To mitigate this, the authors propose QKV-Norm, where normalization is applied independently to the query, key, and value vectors after their respective linear projections. Formally, QKV-Norm modifies attention as follows: $$Q, K, V = \text{norm}(Q), \text{norm}(K), \text{norm}(V)$$ $$\text{Attention}(Q, K, V) = \text{softmax}\left(\frac{QK^\top}{\sqrt{d}}\right)V$$ This preserves the distinctiveness of semantic subspaces and improves internal circuit stability. QKV-Norm matches Pre-Norm performance on in-distribution tasks like language modeling, while significantly reducing interference in attention heads. However, the authors note that this comes with a small trade-off in out-of-distribution generalization, reflecting a tension between stability and expressivity.

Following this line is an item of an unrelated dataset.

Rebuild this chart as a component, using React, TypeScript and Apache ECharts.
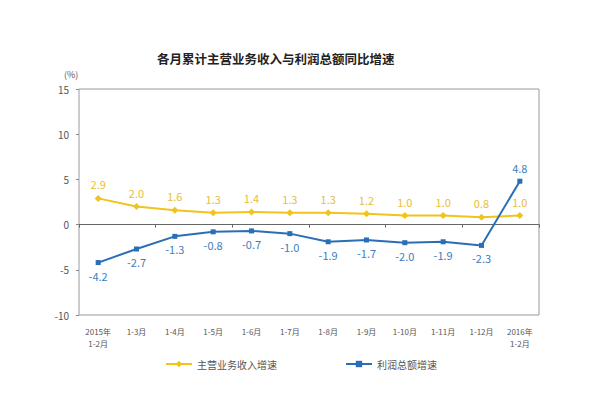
import React, { useEffect, useRef } from "react";
import * as echarts from "echarts";

const categories = [
  "2015年\n1-2月", "1-3月", "1-4月", "1-5月", "1-6月", "1-7月",
  "1-8月", "1-9月", "1-10月", "1-11月", "1-12月", "2016年\n1-2月",
];
const revenueGrowth = [2.9, 2.0, 1.6, 1.3, 1.4, 1.3, 1.3, 1.2, 1.0, 1.0, 0.8, 1.0];
const profitGrowth = [-4.2, -2.7, -1.3, -0.8, -0.7, -1.0, -1.9, -1.7, -2.0, -1.9, -2.3, 4.8];
const revenueName = "主营业务收入增速";
const profitName = "利润总额增速";
const titleText = "各月累计主营业务收入与利润总额同比增速";

const FONT = "'Noto Sans CJK SC', 'Noto Sans', sans-serif";
const YELLOW = "#F2C318";
const BLUE = "#2A6EB5";

export default function App() {
  const ref = useRef<HTMLDivElement>(null);
  useEffect(() => {
    if (!ref.current) return;
    const chart = echarts.init(ref.current, null, { renderer: "svg" });
    chart.setOption({
      animation: false,
      backgroundColor: "#ffffff",
      textStyle: { fontFamily: FONT },
      title: {
        text: titleText,
        left: 152,
        top: 47,
        textStyle: { fontSize: 12.5, fontWeight: "bold", color: "#222", fontFamily: FONT },
      },
      graphic: [
        {
          type: "text",
          left: 64,
          top: 70,
          style: { text: "(%)", fontSize: 9, fill: "#555", fontFamily: FONT },
        },
      ],
      legend: {
        bottom: 20,
        left: 160,
        itemGap: 68,
        itemWidth: 26,
        itemHeight: 8,
        textStyle: { fontSize: 10, color: "#555", fontFamily: FONT },
        data: [revenueName, profitName],
      },
      grid: {
        left: 79,
        right: 65,
        top: 89,
        bottom: 79,
        show: true,
        borderColor: "#9a9a9a",
        borderWidth: 1,
      },
      xAxis: [
        {
          type: "category",
          data: categories,
          boundaryGap: true,
          position: "bottom",
          axisLine: { show: false, onZero: false },
          axisTick: { show: false },
          axisLabel: {
            fontSize: 8,
            color: "#555",
            lineHeight: 12,
            margin: 10,
            interval: 0,
            fontFamily: FONT,
          },
        },
        {
          type: "category",
          data: categories,
          boundaryGap: true,
          axisLine: { show: true, onZero: true, lineStyle: { color: "#666", width: 1 } },
          axisTick: { show: true, inside: true, length: 3, lineStyle: { color: "#666" } },
          axisLabel: { show: false },
        },
      ],
      yAxis: {
        type: "value",
        min: -10,
        max: 15,
        interval: 5,
        axisLine: { show: false },
        axisTick: { show: true, length: 3, lineStyle: { color: "#888" } },
        splitLine: { show: false },
        axisLabel: { fontSize: 10, color: "#555", margin: 10, fontFamily: FONT },
      },
      series: [
        {
          name: revenueName,
          type: "line",
          data: revenueGrowth,
          xAxisIndex: 0,
          symbol: "diamond",
          symbolSize: 7,
          lineStyle: { color: YELLOW, width: 2 },
          itemStyle: { color: YELLOW },
          label: {
            show: true,
            position: "top",
            distance: 5,
            fontSize: 11,
            color: "#E6BE3A",
            formatter: (p: any) => Number(p.value).toFixed(1),
          },
        },
        {
          name: profitName,
          type: "line",
          data: profitGrowth.map((v, i) => ({
            value: v,
            label: { position: i === profitGrowth.length - 1 ? "top" : "bottom" },
          })),
          xAxisIndex: 0,
          symbol: "rect",
          symbolSize: 5,
          lineStyle: { color: BLUE, width: 2 },
          itemStyle: { color: BLUE },
          label: {
            show: true,
            position: "bottom",
            distance: 5,
            fontSize: 11,
            color: "#3C7DC0",
            formatter: (p: any) => Number(p.value).toFixed(1),
          },
        },
      ],
    });
    return () => chart.dispose();
  }, []);
  return (
    <div
      ref={ref}
      style={{ position: "absolute", left: 0, top: 0, width: 604, height: 394 }}
    />
  );
}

In a complementary study, [Rybakov et al. (2024)] further refine this idea by applying LayerNorm not only to the QK projections but also to the attention output (Proj) and feedforward layer output (FC2). Additionally, they combine this with softmax capping, limiting the influence of extremely high attention scores. These changes allow for training at 1.5× higher learning rates and improve perplexity.

HybridNorm

To balance the training stability of Pre-Norm with the regularization benefits of Post-Norm, recent efforts have explored hybrid normalization strategies such as Mix-LN [Li, Mix-LN, 2025] which applies Post-Norm to the earlier layers and Pre-Norm to the deeper layers. A more unified approach is HybridNorm [Zhuo, 2025], which integrates Pre-Norm and Post-Norm within each transformer block, specifically QKV-Norm in the Multi-Head Attention (MHA) module with Post-Norm in the Feedforward Network (FFN) $$Y^l = \text{MHA}(X^l) + X^l, \quad X^{l+1} = \text{FFN}(\text{norm}(Y^l)) + \text{norm}(Y^l)$$

Further extending this idea, a variant, HybridNorm* a technique inspired from [DeepSeek-AI (2024)], where LN is applied before the first MHA block but Post-Norm is used afterward. The modified formulation is: $$Y^0 = \text{MHA}(\text{norm}(X^0)) + X^0, \quad X^1 = \text{FFN}(\text{norm}(Y^0)) + \text{norm}(Y^0)$$

Empirical results show that both HybridNorm and HybridNorm* yield consistently lower training loss and validation perplexity compared to Pre-Norm alone. In particular, HybridNorm* demonstrates improved generalization across diverse tasks, with gains in BasicArithmetic (+3.11), HellaSwag (+1.71), and COPA (+3.78).